Dark Waters
The courtroom film has been a very prolific subgenre, managing to show the intricacies of American justice, with a frequent penchant for flair. The likes of To Kill a Mockingbird (1962), The Verdict (1982), My Cousin Vinny (1992), and A Few Good Men (1992) focus on the triumph surrounding a court case, with the always dramatic closing statement. However, rarely do these films go into the elongated process of appeals and other legal truncations that powerful entities use, rarely does an actual case end with those closing statements. This more realistic and procedural side is shown in the condemning Dark Waters (2019).
Dark Waters is the newest Todd Haynes film, focusing on the true story of the Dupont chemical scandal. The film focuses on corporate lawyer Robert Bilot (Mark Ruffalo), who just made partner in his firm in Ohio in 1998, when he is approached by farmer Wilbur Tennant (Bill Camp) asking for help in suing Dupont Chemical for poisoning his livestock’s water supply. Bilot reluctantly helps Tennant, given that he is an old family friend, and unadvertantly begins to unspool the horrors of a conspiracy.
Haynes is not a director known for taking on a mainstream approach, therefore Dark Waters is unlike the informational films about scandalous cases that one normally receives. In many ways, Hayne’s narrative style is much similar to the European auteurs, who aren’t perturbed by silence and prefer their actors to contain their performances. As such, Dark Waters is some of the most restrained legal filmmaking I’ve ever seen. There are no big speeches at court and the years of legal processes are wrought out in all their frustrated splendor. There is no glamor to Bilot’s story, instead most of the key moments in the case come in the most anticlimactic settings, on a quiet office evening he receives a key phone call or he comes to a realization while absent-mindedly staring at an “I Spy” children’s book.
The film’s focus is much larger than that of the Dupont scandal; in the end there is a believable case made against the toxicity of corporatism and the laissez-faire capitalistic style as a whole. When reading such a statement, one expects the tonal obviousness of a Michael Moore documentary, but Haynes is much more calculated and careful than that. The viewer dives into this story slowly, wading into the legal and chemical intricacies with simplified explanations that slowly drip evidence of a corrupt system. The characters rarely explode in screams, leaving an incredible amount of pent up anger and disbelief in viewers themselves. Haynes also, very subtly, frames the logos of various corporations as they pop-up in the story; one always gets a clear view of the gas station Bilot stops by, the chips that he’s eating, and restaurant chain that he attends. It’s a scary way to allude to an all-encompassing presence that huge corporations have in Westerners’ lives.
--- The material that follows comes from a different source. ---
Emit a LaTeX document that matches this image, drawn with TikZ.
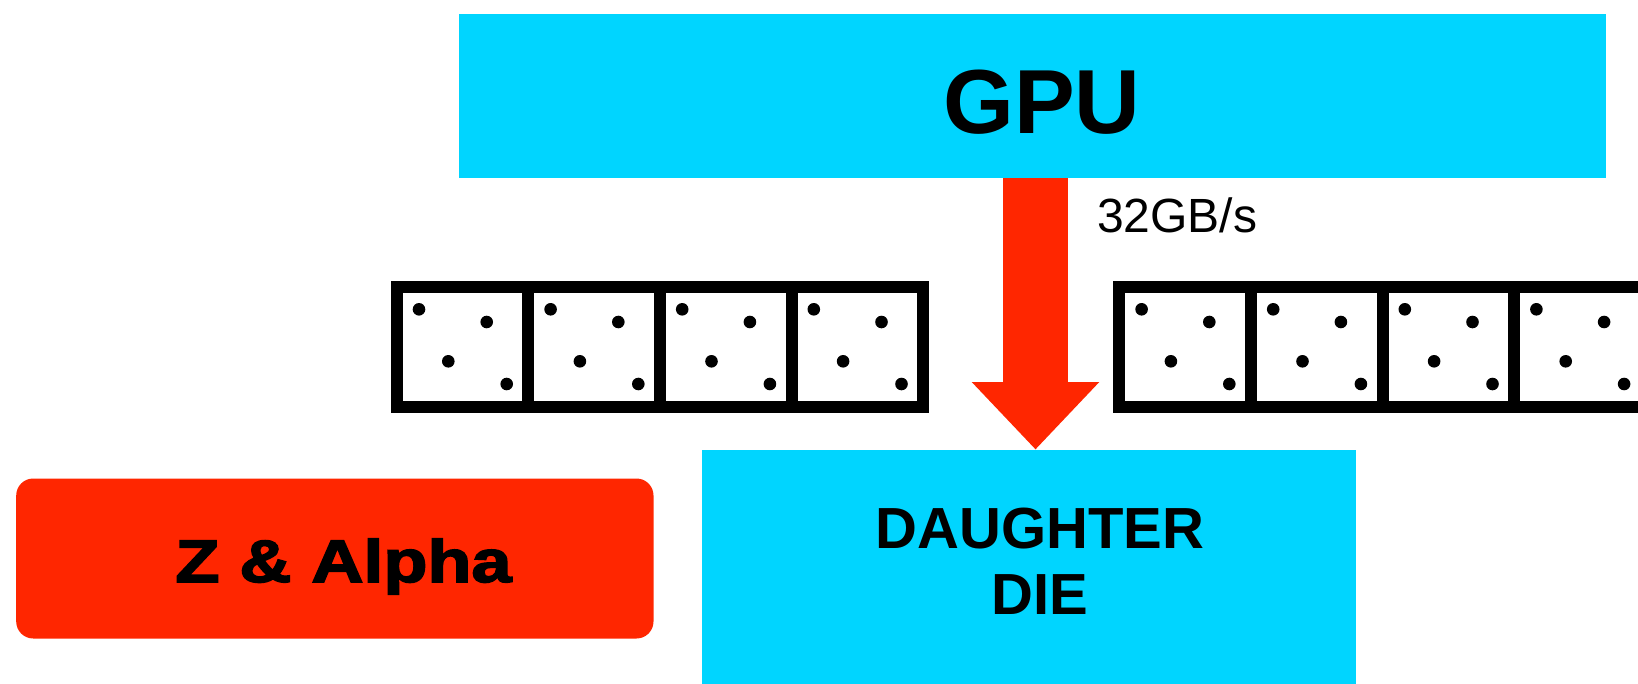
\documentclass[tikz,border=0pt]{standalone}
\usepackage{fontspec}
\setmainfont{Liberation Sans}
\newfontfamily\heavyfont[FakeBold=2.5]{Liberation Sans Bold}
\usetikzlibrary{arrows.meta}
\definecolor{chipcyan}{RGB}{0,213,255}
\definecolor{chipred}{RGB}{255,38,0}
\begin{document}
\begin{tikzpicture}[x=1pt, y=-1pt, line join=miter,
		diebox/.style={fill=chipcyan, inner sep=0pt, anchor=north west},
		cell/.style={draw=black, line width=12pt},
		flow/.style={chipred, line width=64.4pt, -{Triangle[width=127.6pt, length=67.3pt, line width=0pt]}}]
	\useasboundingbox (0,0) rectangle (1638,683);
	\clip (0,0) rectangle (1638,683);
	\path (1035.5,0) coordinate (F);
	\node[diebox, minimum width=1146.7pt, minimum height=164.4pt] (gpu) at (459,13.3) {};
	\node[diebox, minimum width=654pt, minimum height=240pt] (die) at (701.3,449.3) {};
	\node[fill=chipred, rounded corners=17pt, inner sep=0pt, anchor=north west,
		minimum width=637.3pt, minimum height=160pt] (za) at (16,478.3) {};
	% memory cells
	\foreach \x in {396.7,528.3,659.9,791.5,1119.3,1250.9,1382.5,1514.1}{
		\draw[cell] (\x,286.7) rectangle ++(131.6,120.6);
		\foreach \dx/\dy in {22.3/22.6,90/35.3,51.6/74.6,110/97.3}
		\fill (\x+\dx,286.7+\dy) circle (6.3);
	}
	\draw[flow] (gpu.south -| F) -- (die.north -| F);
	\node[anchor=base, inner sep=0pt, font=\bfseries\fontsize{91}{91}\selectfont] (gputxt) at (1042,133) {GPU};
	\node[anchor=base west, inner sep=0pt, font=\fontsize{48}{48}\selectfont] (rate) at (1097,232) {32GB/s};
	\node[anchor=base, inner sep=0pt, align=center, font=\bfseries\fontsize{58}{66}\selectfont] (dietxt) at (1040,614) {DAUGHTER\\DIE};
	\node[anchor=base, inner sep=0pt, font=\heavyfont\fontsize{60}{60}\selectfont] (zatxt) at (343.5,582) {\scalebox{1.2}[1]{Z \& Alpha}};
\end{tikzpicture}
\end{document}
Narratively the film is as delicately crafted as any Haynes film, with a spectacular yet understated cinematography, which cheekily lingers on characters or objects just a second too long, nudging the audience towards a subconscious dread. However, the film did seem to struggle to balance between Bilot’s personal life and the enormous case that he’s dealing with. There are sufficient small scenes to build up the characters, so that they don’t seem one-dimensional, but the domestic-life portion of the film never grasps the viewer’s intrigue. Anne Hathaway plays Bilot’s wife Sarah, but she seems to be only an intermittent presence that is only given some significant weight in the finale. However, by then her character hasn’t had the opportunity to intrigue audiences like the legal portion of the film has. A notable performance from Tim Robbins as Bilot’s managing partner allows for a certain humanization from lawyers (yes, they’re people too), which detracts from this seeming like a liberal propaganda piece. Meanwhile, Mark Ruffalo brings about what will probably be the most underappreciated performance of the year. Ruffalo inhabits his Bilot with a slow-building pent up rage that you expect to explode at any moment, but he is able to keep a stopper on it and have viewers bubbling in his stead. His character arc is marked by minute changes, showing the slow weariness and breakdown of a moral man; he goes about adjusting his slouch and even his silences.
In the end, Dark Waters is a complex look at the corruption and greed of Dupont Chemical, and by extension the greater corporate world. It is refreshingly restrained and meditative, thanks to Hayne’s directorial hand. Narratively the film seems to stumble in placing a significant female presence, whose importance seemed to be trumped by the immensity and urgency of the case. Either way Ruffalo is able to deliver a minutely crafted performance that is able to transfer the responsibility of a catharsis onto viewers; thereby prompting the action and attention that the film set out to achieve on audiences.